Every small business has a different success formula. For the hot dog merchant in the street, success is about keeping a friendly face even when the temperatures drop down and counting on the yummy smell of warm food to attract clients. For the hairdresser, success is recognition for his artistic haircuts and loyal clients who are queuing for his magic scissors. For the school teacher, success is her students passing their exams and moving up to the next class. Success, to put it simply, can take a lot of different faces, depending on the kind of sector you’re in. For office businesses, success is not something you measure as easily as a school teacher marking copies or a hot dog merchant selling food on the street. Success is measured by a series of metrics that can indicate whether or not the business is moving in the right direction. Why metrics instead of simple facts? Because data can drive a business growth.
Data-driven is success-bound
More and more businesses require implementing data collecting and monitoring tools in order to provide their management teams with the knowledge they require to make better decisions. The science behind data-driven decision making values decisions that are backed up by information, aka by verified and analyzed data. According to the MIT Sloan School of Management, companies that are data-driven achieve higher productivity and profits than average. As they perceive information as an asset, they can identify risks and opportunities faster and more effectively than others. However, while nobody questions the importance of data, it can be difficult for a lot of managers to let go of ego issues and rely on information rather than personal intuition to approach business decisions.
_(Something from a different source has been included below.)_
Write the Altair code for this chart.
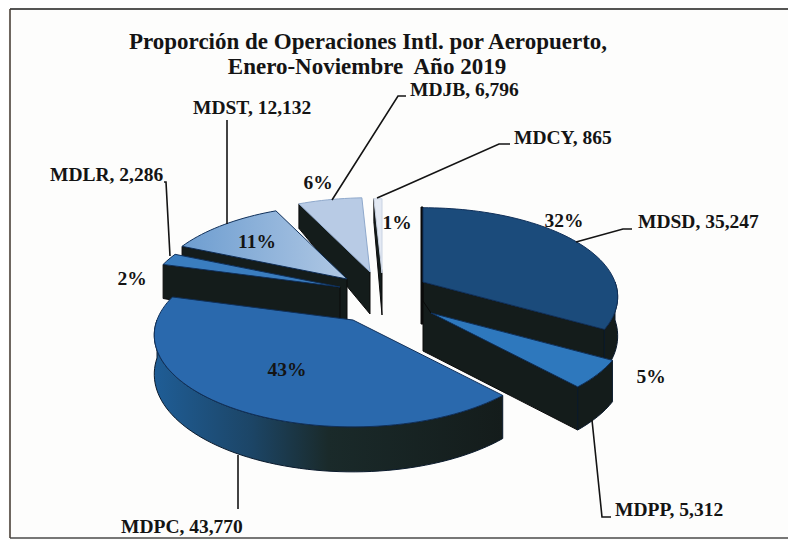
import math
import altair as alt
import pandas as pd

# ---- values
airports = ["MDSD", "MDPP", "MDPC", "MDLR", "MDST", "MDJB", "MDCY"]
operations = [35247, 5312, 43770, 2286, 12132, 6796, 865]
percent_labels = ["32%", "5%", "43%", "2%", "11%", "6%", "1%"]
title_lines = ["Proporción de Operaciones Intl. por Aeropuerto,", "Enero-Noviembre\u00a0 Año 2019"]

# ---- styling / layout of the exploded perspective pie
apex_x = [423, 431, 353, 340, 347, 370, 382]
apex_y = [282, 313, 320, 287, 279, 272, 273]
radii = [192, 192, 196, 192, 192, 192, 192]
top_colors = ["#1b4b7b", "#2e78bd", "#2a69ad", "#3a7dbf", None, "#b8cbe5", "#e3e9f3"]
draw_order = ["MDCY", "MDJB", "MDST", "MDLR", "MDSD", "MDPP", "MDPC"]
TILT, PERSP = 0.466, 0.17
FONT = "Liberation Serif"
INK = "#141414"
SIDE = "#141c1b"

label_x = [638, 615, 121, 50, 193, 410, 514]
label_y = [222, 510, 527, 175, 108, 90, 138]
pct_x = [564, 651, 287, 132, 257, 318, 397]
pct_y = [221, 377, 370, 279, 242, 183, 223]
leaders = {
    "MDSD": ([576, 623, 632], [242, 229, 229]),
    "MDPP": ([592, 602, 611], [420, 517, 517]),
    "MDPC": ([238, 238], [455, 509]),
    "MDLR": ([164, 166, 170], [182, 182, 256]),
    "MDST": ([227, 227], [120, 224]),
    "MDJB": ([332, 398, 406], [200, 96, 96]),
    "MDCY": ([377, 400, 499, 510], [198, 188, 144, 144]),
}

x_scale = alt.Scale(domain=[8, 788], range=[0, 780], nice=False, zero=False)
y_scale = alt.Scale(domain=[540, 8], range=[532, 0], nice=False, zero=False)
X = alt.X("x:Q", scale=x_scale, axis=None)
Y = alt.Y("y:Q", scale=y_scale, axis=None)


def rim(theta, ax, ay, r):
    t = math.radians(theta)
    s = 1 - PERSP * math.cos(t)
    return ax + r * math.sin(t) * s, ay - r * TILT * math.cos(t) * s


def depth(theta):
    c = math.cos(math.radians(theta))
    return 38 - 15 * c if c > 0 else 38 - 7 * c


def polygon(points, **mark):
    df = pd.DataFrame(points, columns=["x", "y"]).assign(i=lambda d: range(len(d)))
    return alt.Chart(df).mark_line(filled=True, interpolate="linear-closed", **mark).encode(
        x=X, y=Y, order=alt.Order("i:Q")
    )


def arc(a, b):
    n = max(2, int(abs(b - a) / 2) + 1)
    return [a + (b - a) * j / (n - 1) for j in range(n)]


total = sum(operations)
starts, acc = {}, 0.0
for name, v in zip(airports, operations):
    starts[name] = (acc / total * 360, (acc + v) / total * 360)
    acc += v

wall_gradient = alt.Gradient(
    gradient="linear", x1=0, x2=1, y1=0, y2=0,
    stops=[
        alt.GradientStop(offset=0, color="#1f5d96"),
        alt.GradientStop(offset=0.28, color="#1c4566"),
        alt.GradientStop(offset=0.5, color="#1a2a2a"),
        alt.GradientStop(offset=1, color=SIDE),
    ],
)
mdst_gradient = alt.Gradient(
    gradient="linear", x1=0, x2=1, y1=0, y2=0,
    stops=[
        alt.GradientStop(offset=0, color="#6d9dd0"),
        alt.GradientStop(offset=1, color="#b0c8e4"),
    ],
)

layers = []
for name in draw_order:
    k = airports.index(name)
    a, b = starts[name]
    ax, ay, r = apex_x[k], apex_y[k], radii[k]
    # visible radial side
    face = b if b < 180 else (a if a > 180 else None)
    if face is not None:
        rx, ry = rim(face, ax, ay, r)
        pts = [(ax, ay), (rx, ry), (rx, ry + depth(face)), (ax, ay + 42)]
        if name == "MDPP":
            pts += [(ax - 8, ay + 38), (ax - 8, ay - 12)]
        layers.append(polygon(pts, fill=SIDE, stroke="#0a0a0a", strokeWidth=1))
    if name == "MDSD":
        layers.append(polygon([(ax - 2, ay - 75), (ax, ay - 75), (ax, ay + 42), (ax - 2, ay + 42)],
                              fill="#0a0a0a", stroke="#0a0a0a", strokeWidth=1))
    # visible outer wall
    lo, hi = max(a, 90), min(b, 270)
    if lo < hi:
        ang = arc(lo, hi)
        upper = [rim(t, ax, ay, r) for t in ang]
        lower = [(rim(t, ax, ay, r)[0], rim(t, ax, ay, r)[1] + depth(t)) for t in reversed(ang)]
        fill = wall_gradient if name == "MDPC" else SIDE
        layers.append(polygon(upper + lower, fill=fill, stroke="#0a1a2c", strokeWidth=1))
    # top face
    ang = arc(a, b)
    fill = top_colors[k] if top_colors[k] else mdst_gradient
    stroke = "#c9d3e2" if name == "MDCY" else ("#8fa9cc" if name == "MDJB" else "#10305a")
    layers.append(polygon([(ax, ay)] + [rim(t, ax, ay, r) for t in ang],
                          fill=fill, stroke=stroke, strokeWidth=1))

# leader lines
for name, (lx, ly) in leaders.items():
    df = pd.DataFrame({"x": lx, "y": ly, "i": range(len(lx))})
    layers.append(alt.Chart(df).mark_line(color=INK, strokeWidth=1.6).encode(
        x=X, y=Y, order=alt.Order("i:Q")))

# frame
frame_h = pd.DataFrame({"x": [10, 788], "y": [9, 9], "i": [0, 1]})
frame_b = pd.DataFrame({"x": [10, 788], "y": [538, 538], "i": [0, 1]})
frame_v = pd.DataFrame({"x": [10, 10], "y": [9, 538], "i": [0, 1]})
for df, c in ((frame_h, "#1c1c1c"), (frame_b, "#4a4a4a"), (frame_v, "#4a4038")):
    layers.append(alt.Chart(df).mark_line(color=c, strokeWidth=1.6).encode(
        x=X, y=Y, order=alt.Order("i:Q")))

# airport labels
labels = pd.DataFrame({
    "x": label_x, "y": label_y,
    "t": [f"{n}, {v:,}" for n, v in zip(airports, operations)],
})
layers.append(alt.Chart(labels).mark_text(
    align="left", baseline="middle", font=FONT, fontSize=19.5, fontWeight="bold", color=INK
).encode(x=X, y=Y, text="t:N"))

# percent labels
pcts = pd.DataFrame({"x": pct_x, "y": pct_y, "t": percent_labels})
layers.append(alt.Chart(pcts).mark_text(
    align="center", baseline="middle", font=FONT, fontSize=19.5, fontWeight="bold", color=INK
).encode(x=X, y=Y, text="t:N"))

# title
titles = pd.DataFrame({"x": [368, 367], "y": [42, 67], "t": title_lines})
layers.append(alt.Chart(titles).mark_text(
    align="center", baseline="middle", font=FONT, fontSize=23, fontWeight="bold", color=INK
).encode(x=X, y=Y, text="t:N"))

chart = alt.layer(*layers).properties(
    width=780, height=532, padding=0, background="#fdfdfc",
    autosize=alt.AutoSizeParams(type="none"),
).configure_view(stroke=None)

chart.save("out.html", embed_options={"renderer": "svg", "actions": False})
Focus on the commercial metrics
When it comes to data, the main question that businesses need to ask is: Which is relevant and which isn’t? For instance, it’s not uncommon for digital marketing specialists to work with data, as online information is already made available via their standard tools. Social media experts will naturally be looking at the number of followers and likes. Content managers focus on the number of visitors that their pages receive. This information is perceived as an indication of success. However, a small marketing agency, King Kong, has introduced a disruptive data analysis that compares the monetary value of each piece of information. By asking how data can be used to make money, the agency has established a conversion-focused approach to all their online activities. The result? Only valuable activities are pursued.
Monitor management quality with the right data
Commercial metrics need to be a core data target in a business, as, after all, a business that makes money is a successful enterprise. But they aren’t the only metric of interest to monitor the health of a company. Qualitative metrics about employee satisfaction and management results are equally essential. Employees being the most important asset of a company, it’s crucial that they feel at ease with the managers. Using internal surveys to monitor risk-taking attitudes and inspirational management styles throughout the company can provide valuable insights.
Without data, a business is blind. It’s the ability to recognize opportunities, both commercial and managerial, that can establish a path to success.